Records with drawing code
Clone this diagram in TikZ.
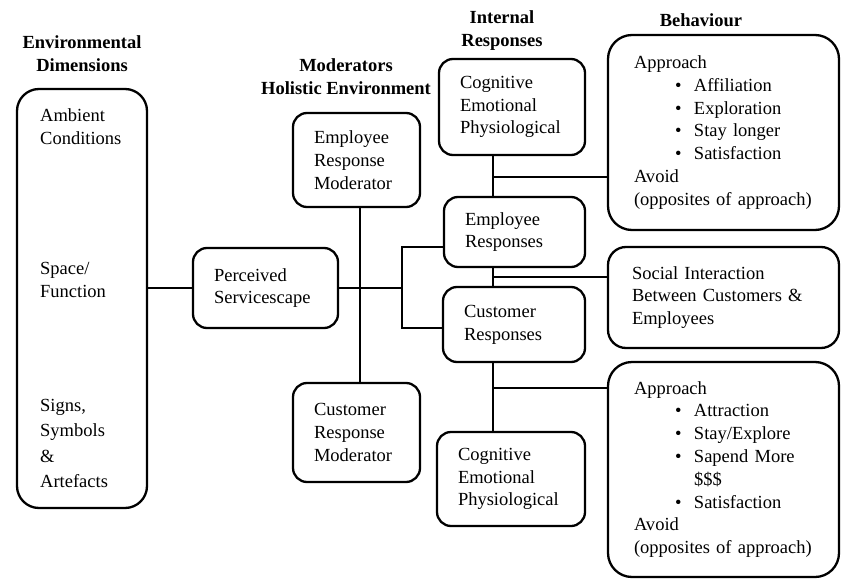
\documentclass[tikz,border=0pt]{standalone}
\usepackage{fontspec}
\setmainfont{Liberation Serif}
\newcommand{\bul}[1]{\hspace*{41pt}\makebox[19pt][l]{\textbullet}#1}

\begin{document}
\fontsize{18.5}{22.8}\selectfont
\begin{tikzpicture}[x=1pt, y=-1pt,
    box/.style={draw, line width=2.3pt, rounded corners=14pt, align=left, inner xsep=21pt, inner ysep=0pt},
    bigbox/.style={box, rounded corners=24pt, inner xsep=26pt, text width=179pt},
    head/.style={font=\bfseries, align=center},
    link/.style={line width=1.3pt}]
  \useasboundingbox (0,0) rectangle (842,580);

  % headings
  \node[head] (hEnv) at (82,54) {Environmental\\Dimensions};
  \node[head] (hMod) at (346,76.5) {Moderators\\Holistic Environment};
  \node[head] (hInt) at (502,30.5) {Internal\\Responses};
  \node[head] (hBeh) at (701,20) {Behaviour};

  % environmental dimensions
  \node[box, rounded corners=22pt, minimum width=130pt, minimum height=419pt] (env) at (82,298.5) {};
  \node[anchor=west, align=left, inner sep=0pt] (amb) at (40,127) {Ambient\\Conditions};
  \node[anchor=west, align=left, inner sep=0pt] (spc) at (40,280) {Space/\\Function};
  \node[anchor=west, align=left, inner sep=0pt, font=\fontsize{18.5}{25.6}\selectfont] (sig) at (40,443.5) {Signs,\\Symbols\\\&\\Artefacts};

  \node[box, text width=103pt, minimum height=80pt] (perc) at (265.5,288) {Perceived\\Servicescape};

  % moderators
  \node[box, text width=85pt, minimum height=94pt] (empmod) at (356.5,160) {Employee\\Response\\Moderator};
  \node[box, text width=85pt, minimum height=99pt] (cusmod) at (356.5,432.5) {Customer\\Response\\Moderator};

  % internal responses
  \node[box, text width=104pt, minimum height=96pt] (cogA) at (512,107) {Cognitive\\Emotional\\Physiological};
  \node[box, text width=99pt, minimum height=70pt] (empres) at (514.5,232) {Employee\\Responses};
  \node[box, text width=100pt, minimum height=75pt] (cusres) at (514,324.5) {Customer\\Responses};
  \node[box, text width=106pt, minimum height=94pt] (cogB) at (511,479) {Cognitive\\Emotional\\Physiological};

  % behaviour
  \node[bigbox, minimum height=195pt] (behA) at (723.5,132.5) {Approach\\\bul{Affiliation}\\\bul{Exploration}\\\bul{Stay longer}\\\bul{Satisfaction}\\Avoid\\(opposites of approach)};
  \node[box, rounded corners=18pt, inner xsep=24pt, text width=183pt, minimum height=101pt] (soc) at (723.5,297.5) {Social Interaction\\Between Customers \&\\Employees};
  \node[bigbox, minimum height=215pt] (behB) at (723.5,469.5) {Approach\\\bul{Attraction}\\\bul{Stay/Explore}\\\bul{Sapend More}\\\hspace*{60pt}\$\$\$\\\bul{Satisfaction}\\Avoid\\(opposites of approach)};

  % connectors
  \draw[link] (perc.west) -- (perc.west -| env.east);
  \draw[link] ([xshift=3.5pt]empmod.south) -- ([xshift=3.5pt]cusmod.north);
  \coordinate (split) at (402,288);
  \draw[link] (perc.east) -- (split);
  \draw[link] ([yshift=-15pt]empres.west) -| (split) |- ([yshift=-3.5pt]cusres.west);

  \coordinate (spine) at (493,0);
  \draw[link] (cogA.south -| spine) -- (empres.north -| spine);
  \draw[link] (empres.south -| spine) -- (cusres.north -| spine);
  \draw[link] (cusres.south -| spine) -- (cogB.north -| spine);

  \coordinate (bA) at (493,177);
  \coordinate (bB) at (493,277);
  \coordinate (bC) at (493,388);
  \draw[link] (bA) -- (bA -| behA.west);
  \draw[link] (bB) -- (bB -| soc.west);
  \draw[link] (bC) -- (bC -| behB.west);
\end{tikzpicture}
\end{document}
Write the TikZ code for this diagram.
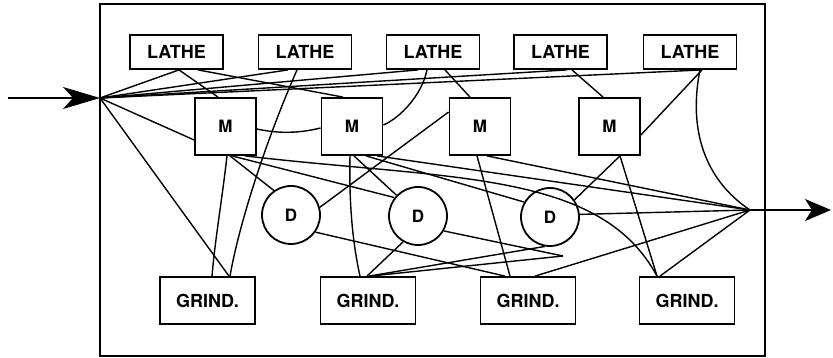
\documentclass[tikz,border=0pt]{standalone}
\usepackage{fontspec}
\setmainfont{TeX Gyre Heros}
\usetikzlibrary{arrows.meta}
\begin{document}
\begin{tikzpicture}[x=1pt,y=-1pt,
  mach/.style={draw, line width=1.8pt, minimum width=93pt, minimum height=34pt, inner sep=0pt, font=\fontsize{18}{20}\selectfont\bfseries},
  mbox/.style={draw, line width=1.8pt, minimum width=61pt, minimum height=57pt, inner sep=0pt, font=\fontsize{17}{19}\selectfont\bfseries},
  dcirc/.style={draw, circle, line width=1.8pt, minimum size=58pt, inner sep=0pt, font=\fontsize{17}{19}\selectfont\bfseries},
  gbox/.style={draw, line width=1.8pt, minimum width=95pt, minimum height=47pt, inner sep=0pt, font=\fontsize{18}{20}\selectfont\bfseries},
  conn/.style={line width=1.4pt},
  frame/.style={draw, line width=1.3pt}
]
\useasboundingbox (0,0) rectangle (833,358);
\fill[white] (0,0) rectangle (833,358);
\draw[frame] (100,4) rectangle (765,356);

\node[mach] (L1) at (176.5,52) {LATHE};
\node[mach] (L2) at (305,52) {LATHE};
\node[mach] (L3) at (433,52) {LATHE};
\node[mach] (L4) at (560.5,52) {LATHE};
\node[mach] (L5) at (690,52) {LATHE};

\node[mbox] (M1) at (225.5,126.5) {M};
\node[mbox] (M2) at (352,126.5) {M};
\node[mbox] (M3) at (480,126.5) {M};
\node[mbox] (M4) at (609.5,126.5) {M};

\node[dcirc] (D1) at (291,215) {D};
\node[dcirc] (D2) at (418,216) {D};
\node[dcirc] (D3) at (550,217) {D};

\node[gbox] (G1) at (207.5,300.5) {GRIND.};
\node[gbox] (G2) at (368,300.5) {GRIND.};
\node[gbox] (G3) at (528,300.5) {GRIND.};
\node[gbox] (G4) at (687,300.5) {GRIND.};

\coordinate (S) at (8,98);
\coordinate (I) at (100,98);
\coordinate (O) at (750,210);
\coordinate (E) at (831,210);
\coordinate (J) at (563,256);

% input / output
\draw[conn, -{Stealth[length=37pt,width=22pt,inset=10pt]}] (S) -- (I);
\draw[conn, -{Stealth[length=26pt,width=22pt,inset=7pt]}] (O) -- (E);

% from input hub
\draw[conn] (I) -- ([xshift=2.5pt]L1.south);
\draw[conn] (I) -- ([xshift=-17pt]L2.south);
\draw[conn] (I) -- ([xshift=-15pt]L3.south);
\draw[conn] (I) -- ([xshift=6.5pt]L4.south);
\draw[conn] (I) -- ([xshift=12pt]L5.south);
\draw[conn] (I) -- ([yshift=-13.5pt]M1.west);
\draw[conn] (I) -- ([xshift=21.5pt]G1.north);

% lathes
\draw[conn] ([xshift=2.5pt]L1.south) -- ([xshift=-7.5pt]M1.north);
\draw[conn] ([xshift=21.5pt]L1.south) -- ([xshift=-9pt]M2.north);
\draw[conn] ([xshift=-8pt]L2.south) .. controls (262,150) and (238,230) .. ([xshift=22.5pt]G1.north);
\draw[conn] ([xshift=-6pt]L3.south) .. controls (422,95) and (400,118) .. ([yshift=1.5pt]M2.east);
\draw[conn] ([xshift=12pt]L3.south) -- ([xshift=-10pt]M3.north);
\draw[conn] ([xshift=11.5pt]L4.south) -- ([xshift=-6.5pt]M4.north);
\draw[conn] ([xshift=12pt]L5.south) -- ([yshift=-8.5pt]M4.east);
\draw[conn] ([xshift=10pt]L5.south) .. controls (688,130) and (705,180) .. (O);

% M1
\draw[conn] ([yshift=-2.5pt]M1.east) .. controls (280,134) and (300,133) .. ([yshift=-1.5pt]M2.west);
\draw[conn] ([xshift=1.5pt]M1.south) .. controls (222,200) and (215,240) .. ([xshift=4.5pt]G1.north);
\draw[conn] ([xshift=4.5pt]M1.south) -- (D1.125);
\draw[conn] ([xshift=6.5pt]M1.south) -- (D2.142);
\draw[conn] ([xshift=19.5pt]M1.south) .. controls (450,180) and (600,170) .. ([xshift=-30pt]G4.north);

% M2
\draw[conn] ([xshift=-2pt]M2.south) .. controls (349,200) and (352,240) .. ([xshift=-8pt]G2.north);
\draw[conn] ([xshift=2pt]M2.south) -- (D2.136);
\draw[conn] ([xshift=14pt]M2.south) -- (D3.150);
\draw[conn] ([xshift=25pt]M2.south) -- (O);

% M3
\draw[conn] (D1.15) -- ([yshift=14.5pt]M3.west);
\draw[conn] ([xshift=-3pt]M3.south) -- ([xshift=-18pt]G3.north);
\draw[conn] ([xshift=7pt]M3.south) -- (O);

% M4
\draw[conn] ([xshift=10.5pt]M4.south) -- (D3.35);
\draw[conn] ([xshift=10.5pt]M4.south) -- ([xshift=-30pt]G4.north);

% D and G
\draw[conn] (D3.5) -- (O);
\draw[conn] (D1.-35) -- ([xshift=-23pt]G3.north);
\draw[conn] (D2.-120) -- ([xshift=-1pt]G2.north);
\draw[conn] (D2.-30) -- (J);
\draw[conn] ([xshift=2pt]G2.north) -- (J);
\draw[conn] ([xshift=1pt]G2.north) -- (D3.-100);
\draw[conn] ([xshift=7pt]G3.north) -- (O);
\draw[conn] ([xshift=-27pt]G4.north) -- (O);
\end{tikzpicture}
\end{document}
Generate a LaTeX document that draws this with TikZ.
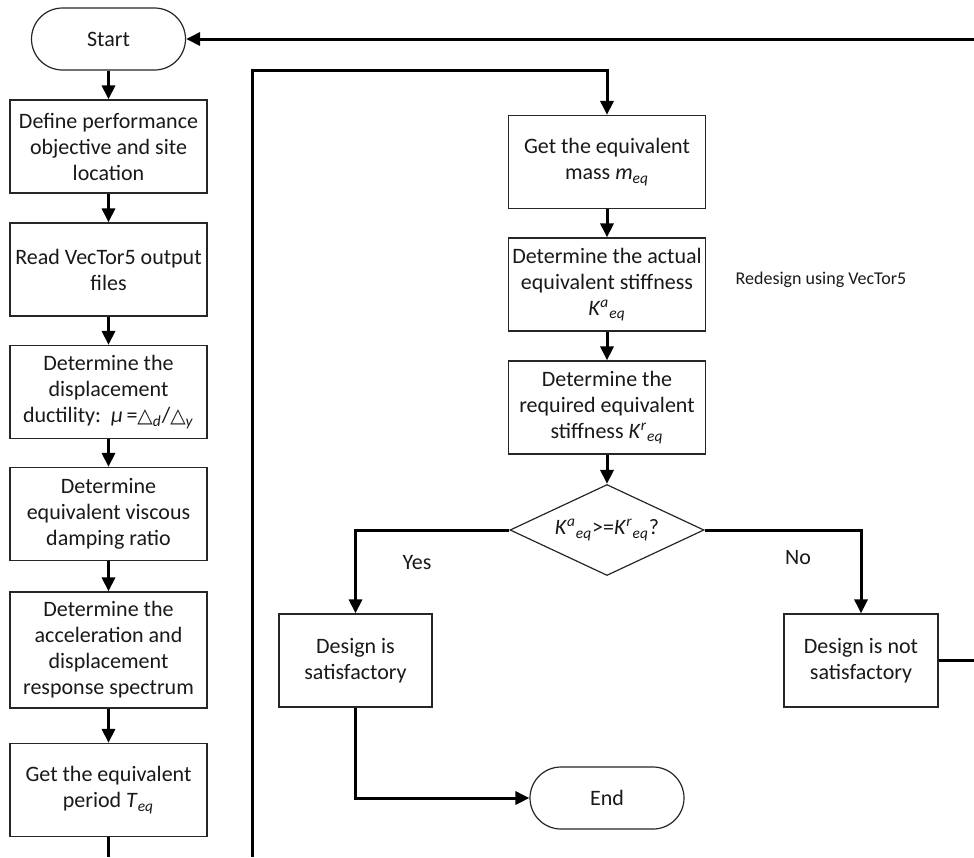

--- EXERCISE DESCRIPTION ---
Repeat the records above exactly, from the first line through the line that contains "width=85pt, minimum height=99pt]", and leave out the pictures.

--- EXERCISE OUTPUT ---
Clone this diagram in TikZ.
\documentclass[tikz,border=0pt]{standalone}
\usepackage{fontspec}
\setmainfont{Liberation Serif}
\newcommand{\bul}[1]{\hspace*{41pt}\makebox[19pt][l]{\textbullet}#1}

\begin{document}
\fontsize{18.5}{22.8}\selectfont
\begin{tikzpicture}[x=1pt, y=-1pt,
    box/.style={draw, line width=2.3pt, rounded corners=14pt, align=left, inner xsep=21pt, inner ysep=0pt},
    bigbox/.style={box, rounded corners=24pt, inner xsep=26pt, text width=179pt},
    head/.style={font=\bfseries, align=center},
    link/.style={line width=1.3pt}]
  \useasboundingbox (0,0) rectangle (842,580);

  % headings
  \node[head] (hEnv) at (82,54) {Environmental\\Dimensions};
  \node[head] (hMod) at (346,76.5) {Moderators\\Holistic Environment};
  \node[head] (hInt) at (502,30.5) {Internal\\Responses};
  \node[head] (hBeh) at (701,20) {Behaviour};

  % environmental dimensions
  \node[box, rounded corners=22pt, minimum width=130pt, minimum height=419pt] (env) at (82,298.5) {};
  \node[anchor=west, align=left, inner sep=0pt] (amb) at (40,127) {Ambient\\Conditions};
  \node[anchor=west, align=left, inner sep=0pt] (spc) at (40,280) {Space/\\Function};
  \node[anchor=west, align=left, inner sep=0pt, font=\fontsize{18.5}{25.6}\selectfont] (sig) at (40,443.5) {Signs,\\Symbols\\\&\\Artefacts};

  \node[box, text width=103pt, minimum height=80pt] (perc) at (265.5,288) {Perceived\\Servicescape};

  % moderators
  \node[box, text width=85pt, minimum height=94pt] (empmod) at (356.5,160) {Employee\\Response\\Moderator};
  \node[box, text width=85pt, minimum height=99pt] (cusmod) at (356.5,432.5) {Customer\\Response\\Moderator};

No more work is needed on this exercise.